■ **WHAT YOU NEED TO DO**:
Return each line holding the string "chart".

■ **SUPPLIED INFORMATION**:

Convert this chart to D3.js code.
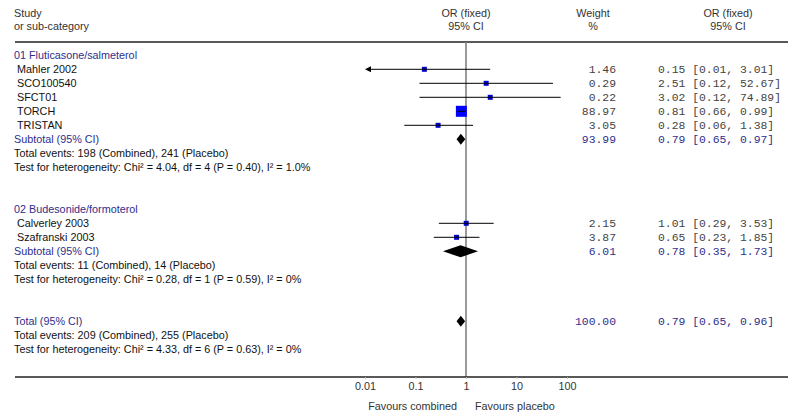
<!DOCTYPE html>
<html><head><meta charset="utf-8">
<script src="https://cdn.jsdelivr.net/npm/d3@7"></script>
<style>
body{margin:0;background:#fff;}
text{font-family:"Liberation Sans",Arial,sans-serif;}
.mono{font-family:"Liberation Mono","Courier New",monospace;}
</style></head>
<body>
<svg id="c" width="800" height="418"></svg>
<script>
// ---- data ----
const groupNames = ["01 Fluticasone/salmeterol", "02 Budesonide/formoterol"];
const studyNames = ["Mahler 2002","SCO100540","SFCT01","TORCH","TRISTAN","Calverley 2003","Szafranski 2003"];
const studyGroup = [0,0,0,0,0,1,1];
const studyOR    = [0.15, 2.51, 3.02, 0.81, 0.28, 1.01, 0.65];
const studyLo    = [0.01, 0.12, 0.12, 0.66, 0.06, 0.29, 0.23];
const studyHi    = [3.01, 52.67, 74.89, 0.99, 1.38, 3.53, 1.85];
const studyWeight= [1.46, 0.29, 0.22, 88.97, 3.05, 2.15, 3.87];
const studyLoText= ["0.01","0.12","0.12","0.66","0.06","0.29","0.23"];
const subtotalOR = [0.79, 0.78];
const subtotalLo = [0.65, 0.35];
const subtotalHi = [0.97, 1.73];
const subtotalWeight = ["93.99","6.01"];
const subtotalEvents = ["Total events: 198 (Combined), 241 (Placebo)","Total events: 11 (Combined), 14 (Placebo)"];
const subtotalHet = ["Test for heterogeneity: Chi\u00B2 = 4.04, df = 4 (P = 0.40), I\u00B2 = 1.0%","Test for heterogeneity: Chi\u00B2 = 0.28, df = 1 (P = 0.59), I\u00B2 = 0%"];
const totalOR = 0.79, totalLo = 0.65, totalHi = 0.96, totalWeight = "100.00";
const totalEvents = "Total events: 209 (Combined), 255 (Placebo)";
const totalHet = "Test for heterogeneity: Chi\u00B2 = 4.33, df = 6 (P = 0.63), I\u00B2 = 0%";
const tickValues = [0.01, 0.1, 1, 10, 100];
const tickLabels = ["0.01","0.1","1","10","100"];

const svg = d3.select("#c");
const navy = "#2e2e8c", ink = "#111", grey = "#333";
const fmt = d3.format(".2f");
const fs = 10.8, ms = 11.4;

// layout rows
const rows = [];
let r = 0;
groupNames.forEach((g, gi) => {
  rows.push({type:"group", label:g, row:r++});
  studyNames.forEach((s, i) => { if (studyGroup[i] === gi) rows.push({type:"study", i, row:r++}); });
  rows.push({type:"sub", gi, row:r++});
  rows.push({type:"text", label:subtotalEvents[gi], row:r++});
  rows.push({type:"text", label:subtotalHet[gi], row:r++});
  r += 2;
});
rows.push({type:"total", row:r++});
rows.push({type:"text", label:totalEvents, row:r++});
rows.push({type:"text", label:totalHet, row:r++});

const y = d3.scaleLinear().domain([0, 1]).range([55.3, 69.3]);
const x = d3.scaleLog().domain([0.01, 100]).range([365, 567]);
const sz = d3.scaleSqrt().domain([0, 88.97]).range([0, 11]);

// header
const hdr = svg.append("g").attr("font-size", fs).attr("fill", grey);
hdr.append("text").attr("x", 14).attr("y", 17).text("Study");
hdr.append("text").attr("x", 14).attr("y", 30).text("or sub-category");
[[466,"OR (fixed)","95% CI"],[593,"Weight","%"],[728,"OR (fixed)","95% CI"]].forEach(h => {
  hdr.append("text").attr("x", h[0]).attr("y", 17).attr("text-anchor","middle").text(h[1]);
  hdr.append("text").attr("x", h[0]).attr("y", 30).attr("text-anchor","middle").text(h[2]);
});
svg.append("line").attr("x1", 15).attr("x2", 788).attr("y1", 42).attr("y2", 42).attr("stroke", "#222").attr("stroke-width", 1.3);

// vertical line at OR = 1
svg.append("line").attr("x1", x(1)).attr("x2", x(1)).attr("y1", 42).attr("y2", 377)
  .attr("stroke", "#808080").attr("stroke-width", 1.6);

const body = svg.append("g");
const base = 3.7;
function diamond(cy, or, lo, hi, h) {
  const p = [[x(lo), cy], [x(or), cy - h/2], [x(hi), cy], [x(or), cy + h/2]];
  body.append("path").attr("d", "M" + p.join("L") + "Z").attr("fill", "#000");
}
rows.forEach(d => {
  const cy = y(d.row);
  if (d.type === "group") {
    body.append("text").attr("x", 14).attr("y", cy + base).attr("font-size", fs).attr("fill", navy).text(d.label);
  } else if (d.type === "study") {
    const i = d.i;
    body.append("text").attr("x", 17).attr("y", cy + base).attr("font-size", fs).attr("fill", ink).text(studyNames[i]);
    const xl = Math.max(x(studyLo[i]), x.range()[0]);
    const arrow = studyLo[i] <= x.domain()[0];
    const s = Math.max(5, sz(studyWeight[i]));
    body.append("rect").attr("x", x(studyOR[i]) - s/2).attr("y", cy - s/2).attr("width", s).attr("height", s)
      .attr("fill", studyWeight[i] > 50 ? "#0000ff" : "#0000cc");
    body.append("line").attr("x1", arrow ? xl + 5 : xl).attr("x2", x(studyHi[i])).attr("y1", cy).attr("y2", cy)
      .attr("stroke", "#000").attr("stroke-width", 1);
    if (arrow) {
      body.append("path").attr("d", `M${xl},${cy}L${xl+6},${cy-3}L${xl+6},${cy+3}Z`).attr("fill", "#000");
    }
    body.append("text").attr("class","mono").attr("x", 616).attr("y", cy + base).attr("text-anchor","end")
      .attr("font-size", ms).attr("fill", "#444").text(fmt(studyWeight[i]));
    body.append("text").attr("class","mono").attr("x", 658).attr("y", cy + base)
      .attr("font-size", ms).attr("fill", "#444")
      .text(`${fmt(studyOR[i])} [${studyLoText[i]}, ${fmt(studyHi[i])}]`);
  } else if (d.type === "sub" || d.type === "total") {
    const isSub = d.type === "sub";
    const or = isSub ? subtotalOR[d.gi] : totalOR, lo = isSub ? subtotalLo[d.gi] : totalLo, hi = isSub ? subtotalHi[d.gi] : totalHi;
    const w = isSub ? subtotalWeight[d.gi] : totalWeight;
    body.append("text").attr("x", 14).attr("y", cy + base).attr("font-size", fs).attr("fill", navy)
      .text(isSub ? "Subtotal (95% CI)" : "Total (95% CI)");
    diamond(cy, or, lo, hi, isSub && d.gi === 1 ? 12 : 11);
    body.append("text").attr("class","mono").attr("x", 616).attr("y", cy + base).attr("text-anchor","end")
      .attr("font-size", ms).attr("fill", navy).text(w);
    body.append("text").attr("class","mono").attr("x", 658).attr("y", cy + base)
      .attr("font-size", ms).attr("fill", navy).text(`${fmt(or)} [${fmt(lo)}, ${fmt(hi)}]`);
  } else {
    body.append("text").attr("x", 14).attr("y", cy + base).attr("font-size", fs).attr("fill", ink).text(d.label);
  }
});

// bottom axis
svg.append("line").attr("x1", 15).attr("x2", 788).attr("y1", 377).attr("y2", 377).attr("stroke", "#222").attr("stroke-width", 1.3);
const ax = svg.append("g").attr("transform", "translate(0,377)")
  .call(d3.axisBottom(x).tickValues(tickValues).tickFormat((d, i) => tickLabels[i]).tickSize(2).tickPadding(3));
ax.select(".domain").remove();
ax.selectAll("line").attr("stroke", "#bbb");
ax.selectAll("text").attr("font-size", fs).attr("fill", grey).attr("font-family", "Liberation Sans, Arial, sans-serif");
svg.append("text").attr("x", 457).attr("y", 409.5).attr("text-anchor", "end").attr("font-size", fs).attr("fill", grey).text("Favours combined");
svg.append("text").attr("x", 475).attr("y", 409.5).attr("font-size", fs).attr("fill", grey).text("Favours placebo");
</script>
</body></html>
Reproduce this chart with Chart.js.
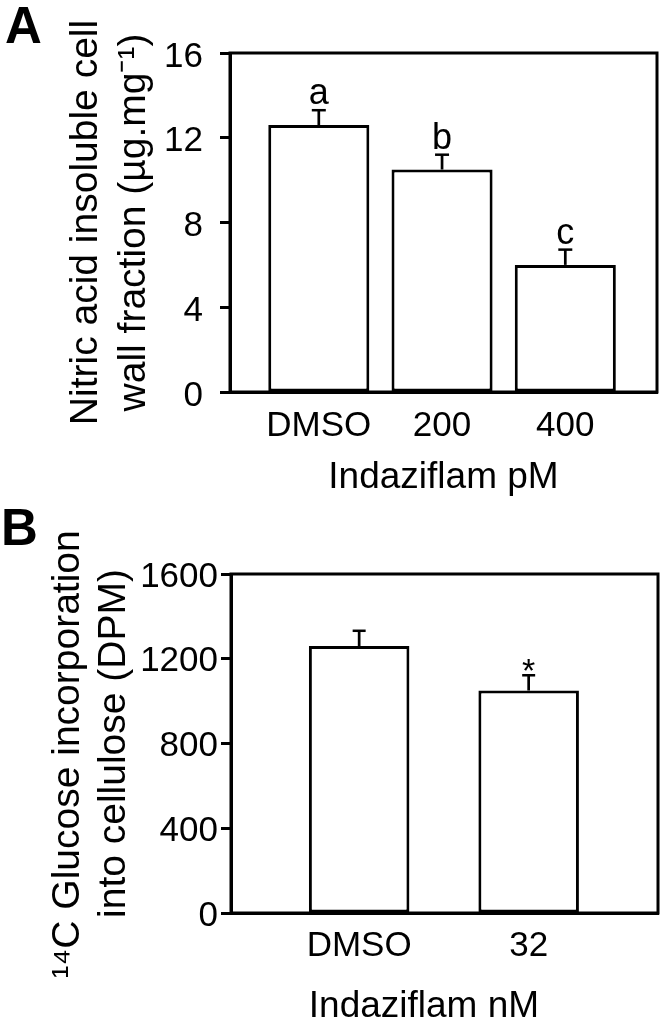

■ **RESPONSE**:
Convert this chart to D3.js code.
Reproduce this chart with Chart.js.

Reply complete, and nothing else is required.